As classes sociais, em países gritantemente demarcados pelo apartheid de origem escravizante, são tribos inconfundíveis (e normalmente inimigas). Toda tribo possui uma dupla moral: julga os comportamentos dentro do seu grupo de uma maneira e se valem de outras réguas (e padrões) para julgar os “demais”; seus membros são complacentes com os “de dentro” e (muito) rigorosos “com os de fora”; o assédio sexual de um membro da tribo A é valorado de forma bem diferente frente a outro da tribo B; são membros da mesma tribo os que compartilham a mesma língua, os antepassados, o território, a ideologia, a mesma religião ou etnia, o mesmo time de futebol ou partido político e, nos países com longa tradição escravagista, a mesma classe social; a tribo camarotizada não se identifica com a tribo cordanizada, que não se identifica com a tribo tida como a patuleia da pipocação. A grande maioria das tribos divide o mundo entre os que pertencem ao seu grupo e os que integram os “outros”. Desde crianças já manifestamos preferência pelo nosso grupo e desconfiança, preconceito, medo e hostilidade frente aos demais.

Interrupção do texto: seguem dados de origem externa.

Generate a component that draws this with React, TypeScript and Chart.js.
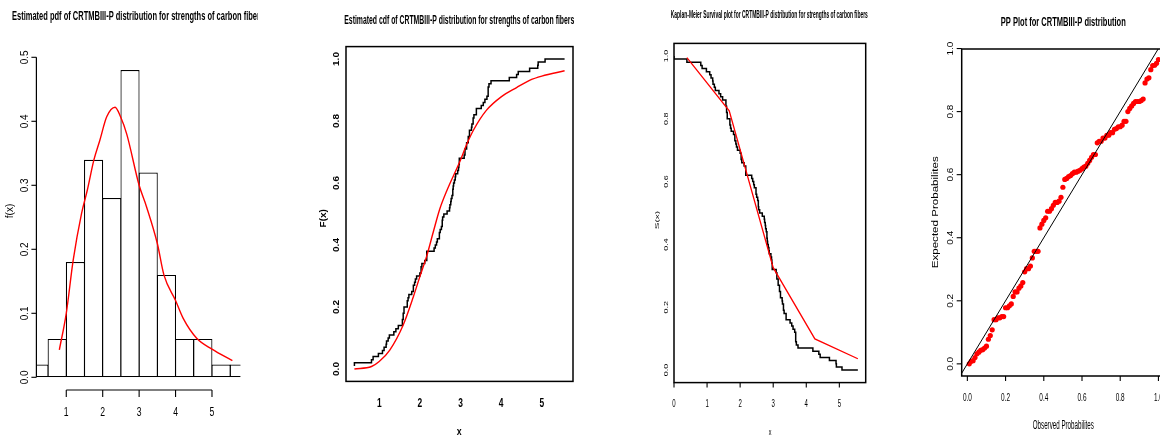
import React, { useEffect, useRef } from 'react';
import { Chart, registerables } from 'chart.js';

Chart.register(...registerables);

const FONT = '"Liberation Sans", Arial, Helvetica, sans-serif';
const H = 439;

// ---------- Panel 1: histogram + fitted pdf ----------
const pdfTitle = 'Estimated pdf of CRTMBIII-P distribution for strengths of carbon fibers';
const pdfTitleVisible = 'Estimated pdf of CRTMBIII-P distribution for strengths of carbon fibe';
const histBreaks = [0, 0.5, 1, 1.5, 2, 2.5, 3, 3.5, 4, 4.5, 5, 5.5, 6];
const histDensity = [0.02, 0.06, 0.18, 0.34, 0.28, 0.48, 0.32, 0.16, 0.06, 0.06, 0.02, 0.02];
const pdfX = [0.81, 1.0, 1.19, 1.42, 1.58, 1.76, 1.92, 2.11, 2.34, 2.49, 2.66, 3.0, 3.2, 3.5, 3.68, 4.0, 4.21, 4.58, 5.0, 5.56];
const pdfY = [0.043, 0.1, 0.183, 0.256, 0.293, 0.34, 0.37, 0.407, 0.422, 0.407, 0.38, 0.3, 0.267, 0.209, 0.16, 0.12, 0.092, 0.061, 0.044, 0.026];
const pdfXTicks = [1, 2, 3, 4, 5];
const pdfXTickLabels = ['1', '2', '3', '4', '5'];
const pdfYTicks = [0, 0.1, 0.2, 0.3, 0.4, 0.5];
const pdfYTickLabels = ['0.0', '0.1', '0.2', '0.3', '0.4', '0.5'];

// ---------- carbon fibre strengths (sorted) ----------
const strengths = [
  0.39, 0.81, 0.85, 0.98, 1.08, 1.12, 1.17, 1.18, 1.22, 1.25,
  1.36, 1.41, 1.47, 1.57, 1.57, 1.59, 1.59, 1.61, 1.61, 1.69,
  1.69, 1.71, 1.73, 1.8, 1.84, 1.84, 1.87, 1.89, 1.92, 2.0,
  2.03, 2.03, 2.05, 2.12, 2.17, 2.17, 2.17, 2.35, 2.38, 2.41,
  2.43, 2.48, 2.48, 2.5, 2.53, 2.55, 2.55, 2.56, 2.59, 2.67,
  2.73, 2.74, 2.76, 2.77, 2.79, 2.81, 2.81, 2.82, 2.83, 2.85,
  2.87, 2.88, 2.93, 2.95, 2.96, 2.97, 2.97, 3.09, 3.11, 3.11,
  3.15, 3.15, 3.19, 3.19, 3.22, 3.22, 3.27, 3.28, 3.31, 3.31,
  3.33, 3.39, 3.39, 3.51, 3.56, 3.6, 3.65, 3.68, 3.68, 3.68,
  3.7, 3.75, 4.2, 4.38, 4.42, 4.7, 4.9, 4.91, 5.08, 5.56,
];

// ---------- Panel 2: empirical vs fitted cdf ----------
const cdfTitle = 'Estimated cdf of CRTMBIII-P distribution for strengths of carbon fibers';
const cdfX = [0.39, 0.81, 1.0, 1.26, 1.59, 1.84, 2.0, 2.17, 2.33, 2.49, 2.66, 3.0, 3.15, 3.32, 3.64, 4.0, 4.38, 4.71, 5.0, 5.56];
const cdfY = [0.0, 0.008, 0.024, 0.061, 0.142, 0.233, 0.298, 0.365, 0.442, 0.516, 0.574, 0.674, 0.724, 0.771, 0.835, 0.878, 0.908, 0.932, 0.945, 0.962];
const cdfXTicks = [1, 2, 3, 4, 5];
const cdfXTickLabels = ['1', '2', '3', '4', '5'];
const probTicks = [0, 0.2, 0.4, 0.6, 0.8, 1];
const probTickLabels = ['0.0', '0.2', '0.4', '0.6', '0.8', '1.0'];

// ---------- Panel 3: Kaplan-Meier ----------
const kmTitle = 'Kaplan-Meier Survival plot for CRTMBIII-P distribution for strengths of carbon fibers';
const kmFitX = [0.39, 1.67, 3.0, 4.26, 5.56];
const kmFitY = [0.995, 0.825, 0.326, 0.099, 0.036];
const kmXTicks = [0, 1, 2, 3, 4, 5];
const kmXTickLabels = ['0', '1', '2', '3', '4', '5'];

// ---------- Panel 4: PP plot ----------
const ppTitle = 'PP Plot for CRTMBIII-P distribution';
const ppExpected = [
  0.0, 0.008, 0.01, 0.02, 0.032, 0.037, 0.043, 0.045, 0.05, 0.056,
  0.078, 0.09, 0.108, 0.14, 0.14, 0.146, 0.146, 0.15, 0.15, 0.178,
  0.178, 0.184, 0.19, 0.214, 0.228, 0.228, 0.24, 0.247, 0.258, 0.292,
  0.302, 0.302, 0.31, 0.336, 0.357, 0.357, 0.357, 0.431, 0.443, 0.455,
  0.463, 0.484, 0.484, 0.492, 0.503, 0.512, 0.512, 0.516, 0.528, 0.56,
  0.585, 0.588, 0.594, 0.597, 0.603, 0.608, 0.608, 0.611, 0.614, 0.619,
  0.624, 0.627, 0.636, 0.645, 0.655, 0.664, 0.664, 0.701, 0.706, 0.706,
  0.716, 0.716, 0.725, 0.725, 0.733, 0.733, 0.744, 0.746, 0.752, 0.752,
  0.757, 0.769, 0.769, 0.8, 0.81, 0.818, 0.826, 0.832, 0.832, 0.832,
  0.835, 0.84, 0.891, 0.903, 0.907, 0.933, 0.946, 0.947, 0.953, 0.965,
];
const ppTicks = [0, 0.2, 0.4, 0.6, 0.8, 1];

// ---------- drawing helpers ----------
type TOpt = {
  size: number; bold?: boolean; w?: number; ref?: string; sx?: number; sy?: number;
  rot?: boolean; align?: CanvasTextAlign;
};

function drawText(ctx: CanvasRenderingContext2D, s: string, x: number, y: number, o: TOpt) {
  ctx.save();
  ctx.font = `${o.bold ? 'bold ' : ''}${o.size}px ${FONT}`;
  ctx.fillStyle = '#000';
  ctx.textAlign = o.align || 'center';
  ctx.textBaseline = 'middle';
  ctx.translate(x, y);
  if (o.rot) ctx.rotate(-Math.PI / 2);
  let k = o.sx ?? 1;
  if (o.w) k = o.w / ctx.measureText(o.ref ?? s).width;
  ctx.scale(k, o.sy ?? 1);
  ctx.fillText(s, 0, 0);
  ctx.restore();
}

function seg(ctx: CanvasRenderingContext2D, x1: number, y1: number, x2: number, y2: number, lw = 1) {
  ctx.beginPath();
  ctx.moveTo(x1, y1);
  ctx.lineTo(x2, y2);
  ctx.lineWidth = lw;
  ctx.strokeStyle = '#000';
  ctx.stroke();
}

function xAxis(chart: any, vals: number[], labels: string[], axisY: number, tickLen: number, labelY: number, o: TOpt, withLine: boolean) {
  const ctx = chart.ctx as CanvasRenderingContext2D;
  const sc = chart.scales.x;
  if (withLine) seg(ctx, sc.getPixelForValue(vals[0]), axisY, sc.getPixelForValue(vals[vals.length - 1]), axisY, 1.2);
  vals.forEach((v, i) => {
    const p = sc.getPixelForValue(v);
    if (tickLen) seg(ctx, p, axisY, p, axisY + tickLen, 1.1);
    drawText(ctx, labels[i], p, labelY, o);
  });
}

function yAxis(chart: any, vals: number[], labels: string[], axisX: number, tickLen: number, labelX: number, o: TOpt, withLine: boolean) {
  const ctx = chart.ctx as CanvasRenderingContext2D;
  const sc = chart.scales.y;
  if (withLine) seg(ctx, axisX, sc.getPixelForValue(vals[0]), axisX, sc.getPixelForValue(vals[vals.length - 1]), 1.2);
  vals.forEach((v, i) => {
    const p = sc.getPixelForValue(v);
    if (tickLen) seg(ctx, axisX, p, axisX - tickLen, p, 1.1);
    drawText(ctx, labels[i], labelX, p, { ...o, rot: true });
  });
}

function frame(chart: any, lw = 1.5) {
  const a = chart.chartArea;
  const ctx = chart.ctx as CanvasRenderingContext2D;
  ctx.save();
  ctx.lineWidth = lw;
  ctx.strokeStyle = '#000';
  ctx.strokeRect(a.left, a.top, a.right - a.left, a.bottom - a.top);
  ctx.restore();
}

function baseOptions(pad: any, xr: number[], yr: number[], xExtra: any = {}) {
  return {
    responsive: false,
    animation: false as const,
    devicePixelRatio: 1,
    events: [] as any[],
    layout: { padding: pad },
    plugins: { legend: { display: false }, tooltip: { enabled: false }, title: { display: false } },
    scales: {
      x: { type: 'linear', min: xr[0], max: xr[1], display: false, offset: false, ...xExtra },
      y: { type: 'linear', min: yr[0], max: yr[1], display: false, beginAtZero: false },
    },
  };
}

// ---------- chart configs ----------
function pdfConfig(): any {
  return {
    type: 'bar',
    data: {
      datasets: [
        {
          type: 'line',
          data: pdfX.map((x, i) => ({ x, y: pdfY[i] })),
          borderColor: '#ff0000',
          borderWidth: 1.4,
          pointRadius: 0,
          cubicInterpolationMode: 'monotone',
          fill: false,
        },
        {
          type: 'bar',
          data: histDensity.map((d, i) => ({ x: (histBreaks[i] + histBreaks[i + 1]) / 2, y: d })),
          backgroundColor: '#ffffff',
          borderColor: '#000000',
          borderWidth: 1.2,
          borderSkipped: false,
          barPercentage: 1.05,
          categoryPercentage: 1,
          grouped: false,
          clip: 0,
        },
      ],
    },
    options: baseOptions({ left: 36.4, right: 17.6, top: 57.3, bottom: 61.7 }, [0.18, 5.78], [0, 0.5], {
      ticks: { stepSize: 0.5, includeBounds: false },
    }),
    plugins: [
      {
        id: 'rAxesPdf',
        afterDraw(chart: any) {
          const ctx = chart.ctx as CanvasRenderingContext2D;
          const a = chart.chartArea;
          xAxis(chart, pdfXTicks, pdfXTickLabels, 390, 7, 413, { size: 12, sx: 0.72 }, true);
          yAxis(chart, pdfYTicks, pdfYTickLabels, a.left, 5, 25, { size: 10 }, true);
          drawText(ctx, 'f(x)', 10, 211, { size: 10, rot: true });
          drawText(ctx, pdfTitle, 12, 17, { size: 12, bold: true, w: 245, ref: pdfTitleVisible, align: 'left' });
        },
      },
    ],
  };
}

function cdfConfig(): any {
  const off = 290;
  return {
    type: 'line',
    data: {
      datasets: [
        {
          data: cdfX.map((x, i) => ({ x, y: cdfY[i] })),
          borderColor: '#ff0000',
          borderWidth: 1.4,
          pointRadius: 0,
          cubicInterpolationMode: 'monotone',
          fill: false,
        },
        {
          data: strengths.map((x, i) => ({ x, y: (i + 1) / strengths.length })),
          borderColor: '#000000',
          borderWidth: 1.5,
          pointRadius: 0,
          stepped: 'after',
          fill: false,
        },
      ],
    },
    options: baseOptions({ left: 56, right: 17, top: 46.6, bottom: 57.6 }, [0.183, 5.767], [-0.04, 1.04]),
    plugins: [
      {
        id: 'rAxesCdf',
        afterDraw(chart: any) {
          const ctx = chart.ctx as CanvasRenderingContext2D;
          const a = chart.chartArea;
          frame(chart, 1.5);
          xAxis(chart, cdfXTicks, cdfXTickLabels, a.bottom, 0, 403.3, { size: 12, bold: true, sx: 0.7 }, false);
          yAxis(chart, probTicks, probTickLabels, a.left, 0, 336.7 - off, { size: 10, bold: true, sy: 0.9 }, false);
          drawText(ctx, 'x', 459.3 - off, 431.7, { size: 11, bold: true, sx: 0.8 });
          drawText(ctx, 'F(x)', 323.3 - off, 218.3, { size: 10, bold: true, rot: true, sy: 0.9 });
          drawText(ctx, cdfTitle, 459.3 - off, 20.7, { size: 12, bold: true, w: 230 });
        },
      },
    ],
  };
}

function kmConfig(): any {
  const off = 590;
  const km = [{ x: 0, y: 1 }, ...strengths.map((x, i) => ({ x, y: 1 - (i + 1) / strengths.length }))];
  return {
    type: 'line',
    data: {
      datasets: [
        {
          data: kmFitX.map((x, i) => ({ x, y: kmFitY[i] })),
          borderColor: '#ff0000',
          borderWidth: 1.3,
          pointRadius: 0,
          tension: 0,
          fill: false,
        },
        {
          data: km,
          borderColor: '#000000',
          borderWidth: 1.5,
          pointRadius: 0,
          stepped: 'after',
          fill: false,
        },
      ],
    },
    options: baseOptions({ left: 84, right: 14.3, top: 43.4, bottom: 56.4 }, [0, 5.797], [-0.04, 1.04]),
    plugins: [
      {
        id: 'rAxesKm',
        afterDraw(chart: any) {
          const ctx = chart.ctx as CanvasRenderingContext2D;
          const a = chart.chartArea;
          frame(chart, 1.5);
          xAxis(chart, kmXTicks, kmXTickLabels, a.bottom, 5, 404, { size: 11, sx: 0.55 }, false);
          yAxis(chart, probTicks, probTickLabels, a.left, 0, 666.7 - off, { size: 9, sy: 0.65 }, false);
          drawText(ctx, 'x', 770 - off, 433, { size: 9, sx: 0.6 });
          drawText(ctx, 'S(x)', 657.3 - off, 220, { size: 10, rot: true, sy: 0.6 });
          drawText(ctx, kmTitle, 769.3 - off, 15.7, { size: 10, bold: true, w: 197 });
        },
      },
    ],
  };
}

function ppConfig(): any {
  const off = 880;
  return {
    type: 'scatter',
    data: {
      datasets: [
        {
          type: 'line',
          data: [{ x: -0.1, y: -0.1 }, { x: 1.1, y: 1.1 }],
          borderColor: '#000000',
          borderWidth: 1,
          pointRadius: 0,
          fill: false,
          clip: 0,
        },
        {
          data: ppExpected.map((y, i) => ({ x: (i + 1) / ppExpected.length, y })),
          backgroundColor: '#ff0000',
          borderWidth: 0,
          pointRadius: 2.6,
          showLine: false,
        },
      ],
    },
    options: baseOptions({ left: 81.7, right: 14, top: 49, bottom: 63 }, [-0.0296, 1.0396], [-0.0385, 0.9985]),
    plugins: [
      {
        id: 'rAxesPp',
        afterDraw(chart: any) {
          const ctx = chart.ctx as CanvasRenderingContext2D;
          const a = chart.chartArea;
          frame(chart, 1.5);
          xAxis(chart, ppTicks, probTickLabels, a.bottom, 5, 398.3, { size: 11.5, sx: 0.56 }, false);
          yAxis(chart, ppTicks, probTickLabels, a.left, 5, 950.7 - off, { size: 10, sy: 0.85 }, false);
          drawText(ctx, 'Observed Probabilites', 1063.3 - off, 426, { size: 12, w: 61 });
          drawText(ctx, 'Expected Probabilites', 936 - off, 212.3, { size: 10.5, rot: true, w: 112, sy: 0.85 });
          drawText(ctx, ppTitle, 1063.3 - off, 22.7, { size: 12, bold: true, w: 125 });
        },
      },
    ],
  };
}

function Panel({ left, width, make }: { left: number; width: number; make: () => any }) {
  const ref = useRef<HTMLCanvasElement>(null);
  useEffect(() => {
    if (!ref.current) return;
    const chart = new Chart(ref.current, make());
    return () => chart.destroy();
  }, []);
  return (
    <canvas
      ref={ref}
      width={width}
      height={H}
      style={{ position: 'absolute', left, top: 0, width, height: H, display: 'block' }}
    />
  );
}

export default function App() {
  return (
    <div
      style={{
        position: 'fixed',
        left: 0,
        top: 0,
        width: 1160,
        height: H,
        overflow: 'hidden',
        background: '#ffffff',
      }}
    >
      <Panel left={0} width={258} make={pdfConfig} />
      <Panel left={290} width={300} make={cdfConfig} />
      <Panel left={590} width={290} make={kmConfig} />
      <Panel left={880} width={300} make={ppConfig} />
    </div>
  );
}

Quando o tribalismo (particularmente o fundado na hierarquização social de viés escravagista ou na divisão de gangues) interage com os sistemas cerebrais de dominação e depredação, a agressividade e a violência explodem com muita facilidade. Quem ocupa status mais baixo e acredita que tem o direito de também integrar o mais alto, tem intenso ressentimento assim como “inimigos”, que acabam sendo considerados culpados pelo seu baixo status social. Este ressentimento leva à violência (ou mesmo a guerras entre países ou extermínios coletivos). E o inverso também ocorre: quem tem alto status pode atuar com agressividade e violência contra os “outros” para reforçar seu hipotético domínio. O tribalismo (como explicam os autores do livro citado: Somos una espécie violenta?) não explica todo tipo de violência, mas constitui um fator importante nas condutas humanas agressivas (p. 135). Outro fator relevante é o territorialismo (demarcação de território), que também se faz presente no carnaval, cujos espaços físicos são totalmente demarcados (o pessoal camarotizado não se mescla com os demais e os cordanizados não aceitam a invasão da patuleia).
Também é certo que nem todas as pessoas se comportam consoante as características comuns do tribalismo. Em muitos não há a agressividade típica da dominação social. Eles são humanistas, pacifistas e respeitadores dos direitos humanos universais. O mais macabro aspecto do tribalismo reside, no entanto, nadesumanização dos membros dos outros grupos. Chegados a esse ponto, os “outros” não mais são considerados humanos dotados de direitos (daí a mutilação, a tortura, o extermínio sem nenhum sentimento de culpa). A destruição do “inimigo” (do outro) passa a ser um prazer, um desfrute (como no tempo do Homo caçador-coletor); não podemos esquecer que durante 95% da existência do Homo sapiens ele foi caçador-coletor (p. 135). Mesmo tendo havido mudanças genéticas desde a descoberta da agricultura (10 mil anos atrás), nossas pulsões, propensões e necessidades, nossa constituição biológica intrínseca segue sendo basicamente a de um primata caçador-recoletor. O tribalismo com a ativação do sistema cerebral de recompensa (de prazer, de satisfação) que produz a conduta depredadora pode explicar a crueldade humana contra os que não pertencem ao nosso grupo (incluindo-se a pena de morte). “Salvo que uma educação esmerada tenha contido os impulsos naturais, o humano desfruta da caça e do ato de matar” (S. Washburn). A caça gera prazer (tanto quanto o castigo do outro). O espetáculo público da tortura e da morte acontece para que todos possam desfrutar disso (para o prazer coletivo). O caçador tem prazer de caçar e de matar os integrantes dos outros grupos (diz J. Goodall).